With WVTS in the rear-view, the group followed their own paths. Guitarist/vocalist Samantha Paulsen explored the cosmos with surf-scientists Man… Or Astroman? while getting her nursing degree. Guitarist/vocalist Luke Fields went on to pursue thrills both onstage (in Nintendo-rock outfit Bit Brigade as well as positive guitar-worship group Double Ferrari) and off (as an avid rollercoaster enthusiast). Bassist/vocalist Jeff Tobias plays saxophone in New York psych-jazz quartet Sunwatchers and London-based indie-folk ensemble Modern Nature, among many other projects. Drummer Scott Smith relocated to Amsterdam to work as an economist, and releases material under the name President of the Drums.

In 2015, upon revisiting archival demos, Fields determined: there was plenty of gold left to be spun and plenty of notes (trust us, plenty) yet to be played. Putting the long-awaited final touches on some unfinished bangers and uncorking some new gems, the group quietly converged in the Classic City a handful of times over the next few years to make Goodbye Guitar. Recorded with the band’s longtime studio collaborator Mike Albanese (Maserati/Cinemechanica) and mastered by Joel Hatstat (Cinemechanica), the ten-song firecracker LP is at once an energetic return to form and a rediscovered wellspring of joy. With their youthful anxieties (mostly) left in the past, Goodbye Guitar is the sound of four people having the time of their lives playing together. It’s hyper-melodic and unapologetically maximalist, bursting with acrobatic slashes of guitar and unexpected humor. As the world spins fully out of control, the reunited We Versus the Shark hope to offer an opportunity for guitar-shredding elation. Say hello to Goodbye Guitar. 

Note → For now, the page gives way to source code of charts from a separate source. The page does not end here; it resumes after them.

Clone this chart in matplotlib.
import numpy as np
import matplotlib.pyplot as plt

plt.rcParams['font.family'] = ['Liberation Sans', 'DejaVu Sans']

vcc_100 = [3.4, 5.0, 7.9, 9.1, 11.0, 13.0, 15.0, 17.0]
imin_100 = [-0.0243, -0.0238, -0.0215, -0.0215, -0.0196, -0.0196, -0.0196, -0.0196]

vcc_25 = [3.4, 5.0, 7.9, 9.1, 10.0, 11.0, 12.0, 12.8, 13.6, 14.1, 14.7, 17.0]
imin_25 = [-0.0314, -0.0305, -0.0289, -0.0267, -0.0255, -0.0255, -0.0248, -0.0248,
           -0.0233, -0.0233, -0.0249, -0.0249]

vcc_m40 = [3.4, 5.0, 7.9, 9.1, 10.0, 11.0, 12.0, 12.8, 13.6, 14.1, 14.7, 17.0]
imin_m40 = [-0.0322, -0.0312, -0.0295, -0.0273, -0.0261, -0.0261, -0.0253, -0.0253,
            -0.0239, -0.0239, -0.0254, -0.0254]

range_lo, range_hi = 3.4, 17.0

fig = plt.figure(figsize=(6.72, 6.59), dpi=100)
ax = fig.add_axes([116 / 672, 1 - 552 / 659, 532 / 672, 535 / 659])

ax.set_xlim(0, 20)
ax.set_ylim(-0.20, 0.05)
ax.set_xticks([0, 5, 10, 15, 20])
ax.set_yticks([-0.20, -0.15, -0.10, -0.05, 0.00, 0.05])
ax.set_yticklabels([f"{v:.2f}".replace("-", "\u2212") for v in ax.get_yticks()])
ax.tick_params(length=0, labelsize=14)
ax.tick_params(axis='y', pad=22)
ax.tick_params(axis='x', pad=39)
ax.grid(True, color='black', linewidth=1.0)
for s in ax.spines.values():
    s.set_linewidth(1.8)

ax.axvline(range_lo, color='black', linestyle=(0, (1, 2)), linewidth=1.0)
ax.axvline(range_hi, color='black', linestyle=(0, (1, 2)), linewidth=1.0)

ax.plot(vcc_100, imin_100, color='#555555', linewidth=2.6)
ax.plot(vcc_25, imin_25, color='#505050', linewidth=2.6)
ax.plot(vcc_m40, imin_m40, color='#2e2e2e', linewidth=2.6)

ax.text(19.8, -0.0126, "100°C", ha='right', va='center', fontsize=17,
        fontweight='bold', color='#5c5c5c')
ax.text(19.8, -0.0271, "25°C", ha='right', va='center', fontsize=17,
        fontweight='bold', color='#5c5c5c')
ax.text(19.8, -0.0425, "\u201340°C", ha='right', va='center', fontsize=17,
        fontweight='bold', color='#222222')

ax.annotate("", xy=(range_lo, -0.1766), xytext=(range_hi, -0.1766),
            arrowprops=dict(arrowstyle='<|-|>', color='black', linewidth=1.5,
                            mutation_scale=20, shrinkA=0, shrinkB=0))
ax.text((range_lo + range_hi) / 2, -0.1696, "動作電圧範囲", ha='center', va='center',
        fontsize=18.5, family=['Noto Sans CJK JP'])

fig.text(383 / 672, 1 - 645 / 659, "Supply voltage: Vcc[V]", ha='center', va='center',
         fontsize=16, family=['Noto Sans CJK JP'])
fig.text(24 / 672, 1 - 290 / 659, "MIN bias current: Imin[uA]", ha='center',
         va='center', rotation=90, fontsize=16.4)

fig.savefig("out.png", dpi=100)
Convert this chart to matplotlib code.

Rose City Band "Summerlong (Thrill Jockey)"

From Thrill Jockey:

Rose City Band started purely as a recording project, with Johnson’s role mostly obscured for the self-titled debut album. Released with no promotion, in the style of private press records, it was a liberating act, a focus on music without any expectations. Explaining it with a chuckle, Johnson elaborates, “I always would threaten to my friends that I’m gonna start a country rock band so I can retire and just play down at the pub every Thursday night during happy hour. I love being able to tour and travel, but I also like the idea of having a local band … more of a social music experience.” Freedom from expectation and obligation gave Johnson the space to experiment with new instrumentation and arrangements. The introduction of lap steel, mandolin, and jaw harp enhance Johnson’s lean guitar work with radiant overtones, placing Summerlong more overtly within the country tradition than its predecessor. Work on the album began at Johnson’s home studio in Portland during the summer, but, interrupted by touring, it would not be finished until the winter season. The dark isolation of winter and the pining for summer’s easier days can be felt in the album’s few quieter moments. Summerlong was mixed by John McEntire (Stereolab, Broken Social Scene, Tortoise) at his newly minted Portland Soma Studios and mastered by Amy Dragon at Telegraph Mastering, also based in Portland.